● YOUR TASK: Leave the pictures out. Retype exactly the lines below from the one containing "Recreate this image as a Python" through the one containing "import plotly.graph_objects as go", and no others.
────────
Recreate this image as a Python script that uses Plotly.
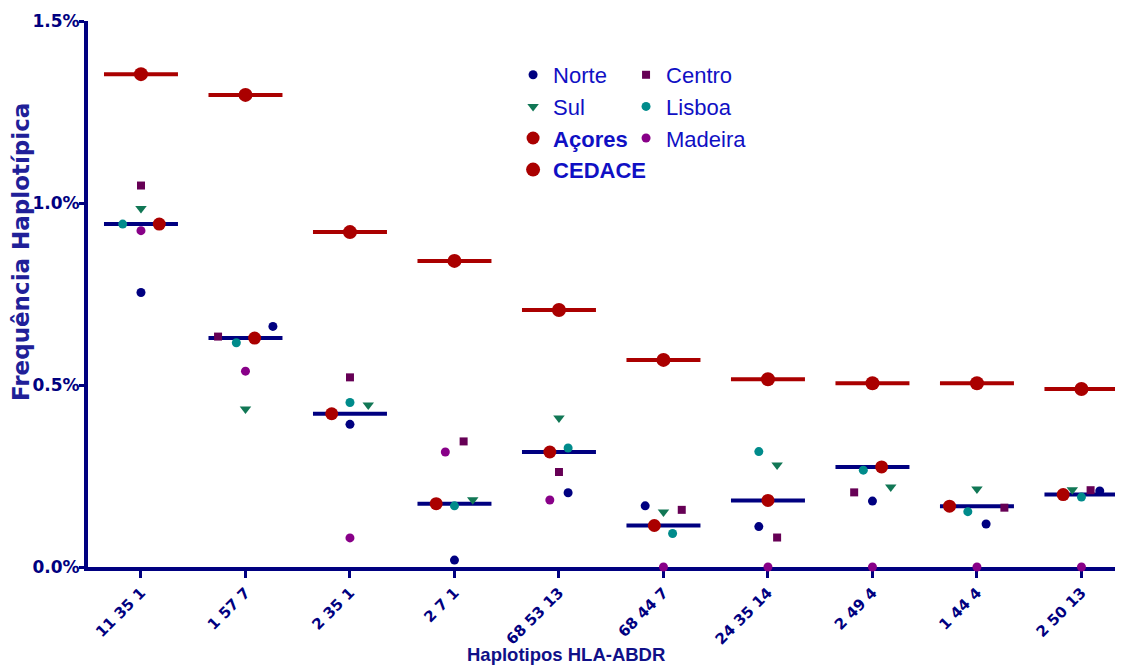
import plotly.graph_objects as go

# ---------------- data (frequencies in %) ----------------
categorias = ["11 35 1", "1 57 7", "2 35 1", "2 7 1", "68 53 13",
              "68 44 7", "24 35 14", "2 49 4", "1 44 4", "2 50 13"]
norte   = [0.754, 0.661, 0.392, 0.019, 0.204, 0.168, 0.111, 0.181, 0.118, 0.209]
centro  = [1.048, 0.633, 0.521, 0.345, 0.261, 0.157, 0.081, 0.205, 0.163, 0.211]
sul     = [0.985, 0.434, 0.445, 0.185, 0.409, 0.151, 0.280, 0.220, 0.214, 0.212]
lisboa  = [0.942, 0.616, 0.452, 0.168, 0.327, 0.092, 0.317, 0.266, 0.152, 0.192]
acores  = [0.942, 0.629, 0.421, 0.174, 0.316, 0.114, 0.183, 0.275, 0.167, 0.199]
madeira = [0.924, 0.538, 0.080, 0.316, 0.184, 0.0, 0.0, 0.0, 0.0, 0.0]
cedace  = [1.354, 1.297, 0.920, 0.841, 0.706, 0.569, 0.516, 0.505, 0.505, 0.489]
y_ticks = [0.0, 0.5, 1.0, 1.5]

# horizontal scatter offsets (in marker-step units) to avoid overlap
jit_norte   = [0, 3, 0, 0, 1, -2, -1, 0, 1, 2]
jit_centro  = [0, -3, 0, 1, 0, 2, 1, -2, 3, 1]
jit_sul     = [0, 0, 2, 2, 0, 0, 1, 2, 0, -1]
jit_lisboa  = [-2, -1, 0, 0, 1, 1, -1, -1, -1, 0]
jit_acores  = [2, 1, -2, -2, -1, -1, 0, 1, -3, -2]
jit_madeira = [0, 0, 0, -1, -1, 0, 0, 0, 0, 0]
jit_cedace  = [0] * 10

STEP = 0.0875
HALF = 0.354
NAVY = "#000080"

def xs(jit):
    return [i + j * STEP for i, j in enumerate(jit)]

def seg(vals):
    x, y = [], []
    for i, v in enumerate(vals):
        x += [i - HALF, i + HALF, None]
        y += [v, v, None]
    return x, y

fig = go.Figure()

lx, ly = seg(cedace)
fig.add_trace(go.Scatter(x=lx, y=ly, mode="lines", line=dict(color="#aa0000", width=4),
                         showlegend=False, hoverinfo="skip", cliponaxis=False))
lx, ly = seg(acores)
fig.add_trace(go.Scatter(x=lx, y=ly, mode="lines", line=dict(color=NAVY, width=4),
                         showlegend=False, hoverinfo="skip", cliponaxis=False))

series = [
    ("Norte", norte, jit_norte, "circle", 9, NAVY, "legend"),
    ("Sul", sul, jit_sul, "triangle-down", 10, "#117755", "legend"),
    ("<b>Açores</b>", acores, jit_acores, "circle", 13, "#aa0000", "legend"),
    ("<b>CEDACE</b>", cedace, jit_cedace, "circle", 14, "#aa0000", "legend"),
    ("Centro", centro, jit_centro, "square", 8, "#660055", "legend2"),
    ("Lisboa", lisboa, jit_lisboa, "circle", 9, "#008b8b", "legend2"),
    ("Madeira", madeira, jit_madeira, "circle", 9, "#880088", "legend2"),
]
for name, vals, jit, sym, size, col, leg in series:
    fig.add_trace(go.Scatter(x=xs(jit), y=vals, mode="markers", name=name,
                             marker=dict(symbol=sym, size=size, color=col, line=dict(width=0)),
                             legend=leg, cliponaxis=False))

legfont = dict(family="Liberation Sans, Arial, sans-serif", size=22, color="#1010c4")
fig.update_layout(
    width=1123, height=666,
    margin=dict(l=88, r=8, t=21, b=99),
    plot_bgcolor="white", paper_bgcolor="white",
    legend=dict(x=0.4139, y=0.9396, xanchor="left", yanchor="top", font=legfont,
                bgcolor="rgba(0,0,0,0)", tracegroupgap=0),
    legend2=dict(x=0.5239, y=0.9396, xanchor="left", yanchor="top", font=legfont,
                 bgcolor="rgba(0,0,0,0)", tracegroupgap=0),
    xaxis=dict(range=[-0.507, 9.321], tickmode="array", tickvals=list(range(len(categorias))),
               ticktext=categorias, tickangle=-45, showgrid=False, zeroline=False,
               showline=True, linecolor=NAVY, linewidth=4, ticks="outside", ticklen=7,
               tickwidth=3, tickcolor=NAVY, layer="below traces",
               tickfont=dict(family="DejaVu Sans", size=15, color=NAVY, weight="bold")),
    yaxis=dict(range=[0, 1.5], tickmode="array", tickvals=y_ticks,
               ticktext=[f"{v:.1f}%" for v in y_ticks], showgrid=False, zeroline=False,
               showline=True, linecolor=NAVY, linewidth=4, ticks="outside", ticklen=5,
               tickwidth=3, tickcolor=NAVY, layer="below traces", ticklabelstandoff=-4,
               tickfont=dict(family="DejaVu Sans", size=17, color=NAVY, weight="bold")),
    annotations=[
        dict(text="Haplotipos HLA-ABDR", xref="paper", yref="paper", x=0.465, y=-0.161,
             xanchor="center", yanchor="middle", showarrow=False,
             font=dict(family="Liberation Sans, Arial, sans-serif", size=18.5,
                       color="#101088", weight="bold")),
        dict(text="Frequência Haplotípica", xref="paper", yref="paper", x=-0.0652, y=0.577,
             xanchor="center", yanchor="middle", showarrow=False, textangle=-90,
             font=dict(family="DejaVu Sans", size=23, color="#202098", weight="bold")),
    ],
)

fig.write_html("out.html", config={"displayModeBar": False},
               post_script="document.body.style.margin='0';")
────────
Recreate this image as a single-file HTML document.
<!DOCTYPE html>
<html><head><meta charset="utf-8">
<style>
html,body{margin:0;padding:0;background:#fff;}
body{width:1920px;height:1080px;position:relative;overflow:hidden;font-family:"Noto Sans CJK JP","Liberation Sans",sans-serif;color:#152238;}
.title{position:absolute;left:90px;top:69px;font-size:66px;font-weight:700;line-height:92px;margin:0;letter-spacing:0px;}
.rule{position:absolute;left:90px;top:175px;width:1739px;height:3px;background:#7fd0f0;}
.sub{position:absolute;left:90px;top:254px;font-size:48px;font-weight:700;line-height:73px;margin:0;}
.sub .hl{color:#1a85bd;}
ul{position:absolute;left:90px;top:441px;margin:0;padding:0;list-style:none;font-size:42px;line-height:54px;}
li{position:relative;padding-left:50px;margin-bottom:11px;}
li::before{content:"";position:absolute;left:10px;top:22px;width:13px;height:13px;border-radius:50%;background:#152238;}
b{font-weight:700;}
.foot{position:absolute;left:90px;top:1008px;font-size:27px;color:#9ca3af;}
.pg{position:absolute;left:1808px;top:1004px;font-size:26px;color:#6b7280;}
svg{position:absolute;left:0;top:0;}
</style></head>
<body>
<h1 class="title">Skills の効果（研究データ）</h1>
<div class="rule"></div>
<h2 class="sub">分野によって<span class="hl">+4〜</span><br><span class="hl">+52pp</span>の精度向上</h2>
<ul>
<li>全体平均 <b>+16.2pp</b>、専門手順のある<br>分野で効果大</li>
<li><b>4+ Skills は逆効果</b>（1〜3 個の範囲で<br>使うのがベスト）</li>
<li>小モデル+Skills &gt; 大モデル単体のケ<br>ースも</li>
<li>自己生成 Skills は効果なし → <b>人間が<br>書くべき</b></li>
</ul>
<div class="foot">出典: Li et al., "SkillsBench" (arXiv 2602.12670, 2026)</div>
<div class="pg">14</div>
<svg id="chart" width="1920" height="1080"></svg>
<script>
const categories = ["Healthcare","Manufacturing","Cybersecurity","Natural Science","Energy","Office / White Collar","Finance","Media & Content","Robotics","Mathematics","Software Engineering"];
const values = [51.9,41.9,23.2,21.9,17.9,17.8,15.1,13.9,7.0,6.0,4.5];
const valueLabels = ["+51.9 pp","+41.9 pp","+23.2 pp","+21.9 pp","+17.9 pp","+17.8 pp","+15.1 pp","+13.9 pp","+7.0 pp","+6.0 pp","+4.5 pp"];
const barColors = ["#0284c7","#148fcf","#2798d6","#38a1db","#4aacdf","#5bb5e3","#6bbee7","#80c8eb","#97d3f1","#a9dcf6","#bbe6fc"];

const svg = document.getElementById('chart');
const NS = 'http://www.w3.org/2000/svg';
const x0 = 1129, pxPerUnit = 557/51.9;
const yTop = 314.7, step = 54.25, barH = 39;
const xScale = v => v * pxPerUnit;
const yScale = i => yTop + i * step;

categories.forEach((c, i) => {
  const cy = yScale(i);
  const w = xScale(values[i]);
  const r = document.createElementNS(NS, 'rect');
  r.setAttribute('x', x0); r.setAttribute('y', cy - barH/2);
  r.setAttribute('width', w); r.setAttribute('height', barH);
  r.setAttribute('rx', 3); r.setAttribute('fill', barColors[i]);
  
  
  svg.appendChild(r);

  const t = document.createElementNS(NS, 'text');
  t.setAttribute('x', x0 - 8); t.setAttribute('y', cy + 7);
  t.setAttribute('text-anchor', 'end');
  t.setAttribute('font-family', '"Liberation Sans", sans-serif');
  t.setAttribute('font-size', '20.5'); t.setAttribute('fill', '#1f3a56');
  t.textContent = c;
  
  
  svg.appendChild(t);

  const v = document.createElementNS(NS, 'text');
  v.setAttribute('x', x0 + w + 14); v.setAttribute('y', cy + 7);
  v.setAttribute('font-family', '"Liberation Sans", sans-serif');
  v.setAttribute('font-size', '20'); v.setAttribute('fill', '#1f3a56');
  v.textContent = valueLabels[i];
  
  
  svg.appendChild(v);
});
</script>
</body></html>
────────
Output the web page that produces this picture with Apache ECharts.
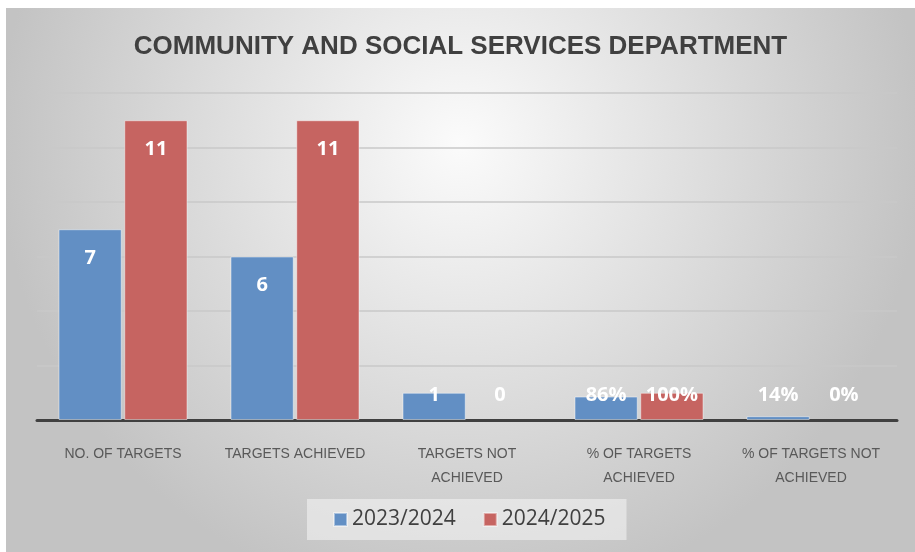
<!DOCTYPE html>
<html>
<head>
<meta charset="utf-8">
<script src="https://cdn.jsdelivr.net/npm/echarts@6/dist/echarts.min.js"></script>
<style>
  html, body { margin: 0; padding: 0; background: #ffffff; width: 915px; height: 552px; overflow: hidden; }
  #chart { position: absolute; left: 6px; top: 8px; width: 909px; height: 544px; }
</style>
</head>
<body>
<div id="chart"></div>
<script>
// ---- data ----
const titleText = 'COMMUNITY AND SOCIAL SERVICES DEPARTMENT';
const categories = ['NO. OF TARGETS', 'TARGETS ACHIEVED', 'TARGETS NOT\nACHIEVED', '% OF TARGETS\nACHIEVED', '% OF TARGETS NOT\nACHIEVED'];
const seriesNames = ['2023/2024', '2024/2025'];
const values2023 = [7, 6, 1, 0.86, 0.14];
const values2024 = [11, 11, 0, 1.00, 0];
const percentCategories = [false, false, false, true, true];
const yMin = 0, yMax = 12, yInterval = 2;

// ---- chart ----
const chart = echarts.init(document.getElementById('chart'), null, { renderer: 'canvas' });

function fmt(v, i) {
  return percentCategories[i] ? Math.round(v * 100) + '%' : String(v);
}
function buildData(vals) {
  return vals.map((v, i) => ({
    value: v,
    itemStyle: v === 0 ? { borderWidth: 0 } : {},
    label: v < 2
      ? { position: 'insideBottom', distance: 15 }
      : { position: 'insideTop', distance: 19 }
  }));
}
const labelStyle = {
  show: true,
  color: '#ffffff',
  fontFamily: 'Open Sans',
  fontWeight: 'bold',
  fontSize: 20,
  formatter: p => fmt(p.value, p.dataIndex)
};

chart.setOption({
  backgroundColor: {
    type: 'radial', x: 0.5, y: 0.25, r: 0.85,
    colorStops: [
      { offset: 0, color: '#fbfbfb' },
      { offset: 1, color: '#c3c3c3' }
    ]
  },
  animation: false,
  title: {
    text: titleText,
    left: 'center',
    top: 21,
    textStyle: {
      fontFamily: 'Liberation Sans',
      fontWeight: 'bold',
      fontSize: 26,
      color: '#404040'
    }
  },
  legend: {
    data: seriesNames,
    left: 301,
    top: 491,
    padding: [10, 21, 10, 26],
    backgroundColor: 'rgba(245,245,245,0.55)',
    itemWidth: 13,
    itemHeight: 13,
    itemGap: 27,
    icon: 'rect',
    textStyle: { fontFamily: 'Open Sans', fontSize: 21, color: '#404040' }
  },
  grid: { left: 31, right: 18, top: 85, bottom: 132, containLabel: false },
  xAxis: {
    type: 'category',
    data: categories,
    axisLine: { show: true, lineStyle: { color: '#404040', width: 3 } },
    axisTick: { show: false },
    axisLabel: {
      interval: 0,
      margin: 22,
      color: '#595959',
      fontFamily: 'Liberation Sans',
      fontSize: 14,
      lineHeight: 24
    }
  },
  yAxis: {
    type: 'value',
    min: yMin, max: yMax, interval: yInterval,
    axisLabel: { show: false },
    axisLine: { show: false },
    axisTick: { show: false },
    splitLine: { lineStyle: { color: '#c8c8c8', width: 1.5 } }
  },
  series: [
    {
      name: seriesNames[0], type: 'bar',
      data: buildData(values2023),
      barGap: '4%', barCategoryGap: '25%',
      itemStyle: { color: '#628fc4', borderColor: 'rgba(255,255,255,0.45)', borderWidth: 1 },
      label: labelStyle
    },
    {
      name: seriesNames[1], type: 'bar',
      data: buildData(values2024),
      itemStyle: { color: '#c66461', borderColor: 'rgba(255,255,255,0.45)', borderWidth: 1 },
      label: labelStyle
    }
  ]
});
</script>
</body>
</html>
────────
● ANSWER TO THE TASK:
Recreate this image as a Python script that uses Plotly.
import plotly.graph_objects as go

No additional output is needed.